** Begin Information supplied **

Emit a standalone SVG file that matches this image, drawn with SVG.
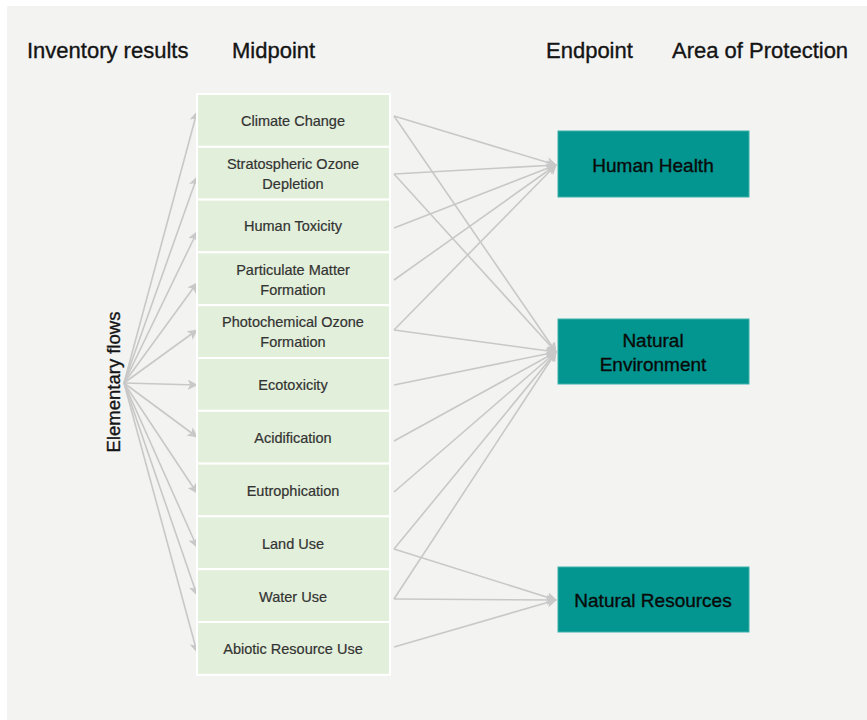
<svg xmlns="http://www.w3.org/2000/svg" width="867" height="720" viewBox="0 0 867 720">
<style>
.title{font-family:"Liberation Sans",Arial,sans-serif;font-size:22px;fill:#141414;stroke:#141414;stroke-width:0.35}
.mid rect{fill:#e2efda;stroke:#ffffff;stroke-width:2}
.mid text{font-family:"Liberation Sans",Arial,sans-serif;font-size:14.5px;fill:#333333;stroke:#333333;stroke-width:0.2;text-anchor:middle}
.end rect{fill:#03958f;stroke:#3fb0aa;stroke-width:1}
.end text{font-family:"Liberation Sans",Arial,sans-serif;font-size:19px;fill:#0a0a0a;stroke:#0a0a0a;stroke-width:0.35;text-anchor:middle}
.conn line{stroke:#c8c8c8;stroke-width:1.6;fill:none;marker-end:url(#arr)}
.lbl{font-family:"Liberation Sans",Arial,sans-serif;font-size:18.5px;fill:#141414;stroke:#141414;stroke-width:0.35}
</style>
<defs>
<marker id="arr" viewBox="0 0 10 10" refX="9" refY="5" markerWidth="6.5" markerHeight="6.5" orient="auto" markerUnits="strokeWidth">
<path d="M0,0 L10,5 L0,10 L2.5,5 z" fill="#c8c8c8"/>
</marker>
</defs>
<rect x="0" y="0" width="867" height="720" fill="#ffffff"/>
<rect x="7" y="6" width="860" height="714" fill="#f3f3f2"/>

<g id="titles">
<text class="title" x="27" y="58">Inventory results</text>
<text class="title" x="232" y="58">Midpoint</text>
<text class="title" x="546" y="58">Endpoint</text>
<text class="title" x="672" y="58">Area of Protection</text>
</g>

<g id="elementary-flows">
<text class="lbl" transform="translate(120,382) rotate(-90)" text-anchor="middle">Elementary flows</text>
</g>

<g id="connectors" class="conn">
<line x1="124" y1="383" x2="197" y2="112"/>
<line x1="124" y1="383" x2="197" y2="177"/>
<line x1="124" y1="383" x2="197" y2="232"/>
<line x1="124" y1="383" x2="197" y2="283"/>
<line x1="124" y1="383" x2="197" y2="330"/>
<line x1="124" y1="383" x2="197" y2="385"/>
<line x1="124" y1="383" x2="197" y2="437"/>
<line x1="124" y1="383" x2="197" y2="493"/>
<line x1="124" y1="383" x2="197" y2="547"/>
<line x1="124" y1="383" x2="197" y2="595"/>
<line x1="124" y1="383" x2="197" y2="652"/>

<line x1="394" y1="116" x2="556" y2="165"/>
<line x1="394" y1="116" x2="556" y2="352"/>
<line x1="394" y1="174" x2="556" y2="165"/>
<line x1="394" y1="174" x2="556" y2="352"/>
<line x1="394" y1="228" x2="556" y2="165"/>
<line x1="394" y1="280" x2="556" y2="165"/>
<line x1="394" y1="330" x2="556" y2="165"/>
<line x1="394" y1="330" x2="556" y2="352"/>
<line x1="394" y1="385" x2="556" y2="352"/>
<line x1="394" y1="441" x2="556" y2="352"/>
<line x1="394" y1="492" x2="556" y2="352"/>
<line x1="394" y1="549" x2="556" y2="352"/>
<line x1="394" y1="549" x2="556" y2="600"/>
<line x1="394" y1="599" x2="556" y2="352"/>
<line x1="394" y1="599" x2="556" y2="600"/>
<line x1="394" y1="647" x2="556" y2="600"/>
</g>

<g id="mid-climate-change" class="mid"><rect x="197" y="94" width="193" height="52.8"/><text x="293" y="126">Climate Change</text></g>
<g id="mid-stratospheric-ozone" class="mid"><rect x="197" y="146.8" width="193" height="52.8"/><text x="293" y="169">Stratospheric Ozone</text><text x="293" y="189">Depletion</text></g>
<g id="mid-human-toxicity" class="mid"><rect x="197" y="199.6" width="193" height="52.8"/><text x="293" y="231">Human Toxicity</text></g>
<g id="mid-particulate-matter" class="mid"><rect x="197" y="252.4" width="193" height="52.8"/><text x="293" y="274.5">Particulate Matter</text><text x="293" y="294.5">Formation</text></g>
<g id="mid-photochemical-ozone" class="mid"><rect x="197" y="305.2" width="193" height="52.8"/><text x="293" y="327">Photochemical Ozone</text><text x="293" y="347">Formation</text></g>
<g id="mid-ecotoxicity" class="mid"><rect x="197" y="358" width="193" height="52.8"/><text x="293" y="390">Ecotoxicity</text></g>
<g id="mid-acidification" class="mid"><rect x="197" y="410.8" width="193" height="52.8"/><text x="293" y="443">Acidification</text></g>
<g id="mid-eutrophication" class="mid"><rect x="197" y="463.6" width="193" height="52.8"/><text x="293" y="496">Eutrophication</text></g>
<g id="mid-land-use" class="mid"><rect x="197" y="516.4" width="193" height="52.8"/><text x="293" y="549">Land Use</text></g>
<g id="mid-water-use" class="mid"><rect x="197" y="569.2" width="193" height="52.8"/><text x="293" y="602">Water Use</text></g>
<g id="mid-abiotic-resource-use" class="mid"><rect x="197" y="622" width="193" height="52.8"/><text x="293" y="654">Abiotic Resource Use</text></g>

<g id="end-human-health" class="end"><rect x="558" y="131" width="191" height="66"/><text x="653" y="172">Human Health</text></g>
<g id="end-natural-environment" class="end"><rect x="558" y="319" width="191" height="65"/><text x="653" y="347">Natural</text><text x="653" y="371">Environment</text></g>
<g id="end-natural-resources" class="end"><rect x="558" y="567" width="191" height="65"/><text x="653" y="607">Natural Resources</text></g>
</svg>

** End Information supplied **

• Aim of the exercise: Repeat the listing in full and exactly. Do not include any images.

• Exercise response:
Emit a standalone SVG file that matches this image, drawn with SVG.
<svg xmlns="http://www.w3.org/2000/svg" width="867" height="720" viewBox="0 0 867 720">
<style>
.title{font-family:"Liberation Sans",Arial,sans-serif;font-size:22px;fill:#141414;stroke:#141414;stroke-width:0.35}
.mid rect{fill:#e2efda;stroke:#ffffff;stroke-width:2}
.mid text{font-family:"Liberation Sans",Arial,sans-serif;font-size:14.5px;fill:#333333;stroke:#333333;stroke-width:0.2;text-anchor:middle}
.end rect{fill:#03958f;stroke:#3fb0aa;stroke-width:1}
.end text{font-family:"Liberation Sans",Arial,sans-serif;font-size:19px;fill:#0a0a0a;stroke:#0a0a0a;stroke-width:0.35;text-anchor:middle}
.conn line{stroke:#c8c8c8;stroke-width:1.6;fill:none;marker-end:url(#arr)}
.lbl{font-family:"Liberation Sans",Arial,sans-serif;font-size:18.5px;fill:#141414;stroke:#141414;stroke-width:0.35}
</style>
<defs>
<marker id="arr" viewBox="0 0 10 10" refX="9" refY="5" markerWidth="6.5" markerHeight="6.5" orient="auto" markerUnits="strokeWidth">
<path d="M0,0 L10,5 L0,10 L2.5,5 z" fill="#c8c8c8"/>
</marker>
</defs>
<rect x="0" y="0" width="867" height="720" fill="#ffffff"/>
<rect x="7" y="6" width="860" height="714" fill="#f3f3f2"/>

<g id="titles">
<text class="title" x="27" y="58">Inventory results</text>
<text class="title" x="232" y="58">Midpoint</text>
<text class="title" x="546" y="58">Endpoint</text>
<text class="title" x="672" y="58">Area of Protection</text>
</g>

<g id="elementary-flows">
<text class="lbl" transform="translate(120,382) rotate(-90)" text-anchor="middle">Elementary flows</text>
</g>

<g id="connectors" class="conn">
<line x1="124" y1="383" x2="197" y2="112"/>
<line x1="124" y1="383" x2="197" y2="177"/>
<line x1="124" y1="383" x2="197" y2="232"/>
<line x1="124" y1="383" x2="197" y2="283"/>
<line x1="124" y1="383" x2="197" y2="330"/>
<line x1="124" y1="383" x2="197" y2="385"/>
<line x1="124" y1="383" x2="197" y2="437"/>
<line x1="124" y1="383" x2="197" y2="493"/>
<line x1="124" y1="383" x2="197" y2="547"/>
<line x1="124" y1="383" x2="197" y2="595"/>
<line x1="124" y1="383" x2="197" y2="652"/>

<line x1="394" y1="116" x2="556" y2="165"/>
<line x1="394" y1="116" x2="556" y2="352"/>
<line x1="394" y1="174" x2="556" y2="165"/>
<line x1="394" y1="174" x2="556" y2="352"/>
<line x1="394" y1="228" x2="556" y2="165"/>
<line x1="394" y1="280" x2="556" y2="165"/>
<line x1="394" y1="330" x2="556" y2="165"/>
<line x1="394" y1="330" x2="556" y2="352"/>
<line x1="394" y1="385" x2="556" y2="352"/>
<line x1="394" y1="441" x2="556" y2="352"/>
<line x1="394" y1="492" x2="556" y2="352"/>
<line x1="394" y1="549" x2="556" y2="352"/>
<line x1="394" y1="549" x2="556" y2="600"/>
<line x1="394" y1="599" x2="556" y2="352"/>
<line x1="394" y1="599" x2="556" y2="600"/>
<line x1="394" y1="647" x2="556" y2="600"/>
</g>

<g id="mid-climate-change" class="mid"><rect x="197" y="94" width="193" height="52.8"/><text x="293" y="126">Climate Change</text></g>
<g id="mid-stratospheric-ozone" class="mid"><rect x="197" y="146.8" width="193" height="52.8"/><text x="293" y="169">Stratospheric Ozone</text><text x="293" y="189">Depletion</text></g>
<g id="mid-human-toxicity" class="mid"><rect x="197" y="199.6" width="193" height="52.8"/><text x="293" y="231">Human Toxicity</text></g>
<g id="mid-particulate-matter" class="mid"><rect x="197" y="252.4" width="193" height="52.8"/><text x="293" y="274.5">Particulate Matter</text><text x="293" y="294.5">Formation</text></g>
<g id="mid-photochemical-ozone" class="mid"><rect x="197" y="305.2" width="193" height="52.8"/><text x="293" y="327">Photochemical Ozone</text><text x="293" y="347">Formation</text></g>
<g id="mid-ecotoxicity" class="mid"><rect x="197" y="358" width="193" height="52.8"/><text x="293" y="390">Ecotoxicity</text></g>
<g id="mid-acidification" class="mid"><rect x="197" y="410.8" width="193" height="52.8"/><text x="293" y="443">Acidification</text></g>
<g id="mid-eutrophication" class="mid"><rect x="197" y="463.6" width="193" height="52.8"/><text x="293" y="496">Eutrophication</text></g>
<g id="mid-land-use" class="mid"><rect x="197" y="516.4" width="193" height="52.8"/><text x="293" y="549">Land Use</text></g>
<g id="mid-water-use" class="mid"><rect x="197" y="569.2" width="193" height="52.8"/><text x="293" y="602">Water Use</text></g>
<g id="mid-abiotic-resource-use" class="mid"><rect x="197" y="622" width="193" height="52.8"/><text x="293" y="654">Abiotic Resource Use</text></g>

<g id="end-human-health" class="end"><rect x="558" y="131" width="191" height="66"/><text x="653" y="172">Human Health</text></g>
<g id="end-natural-environment" class="end"><rect x="558" y="319" width="191" height="65"/><text x="653" y="347">Natural</text><text x="653" y="371">Environment</text></g>
<g id="end-natural-resources" class="end"><rect x="558" y="567" width="191" height="65"/><text x="653" y="607">Natural Resources</text></g>
</svg>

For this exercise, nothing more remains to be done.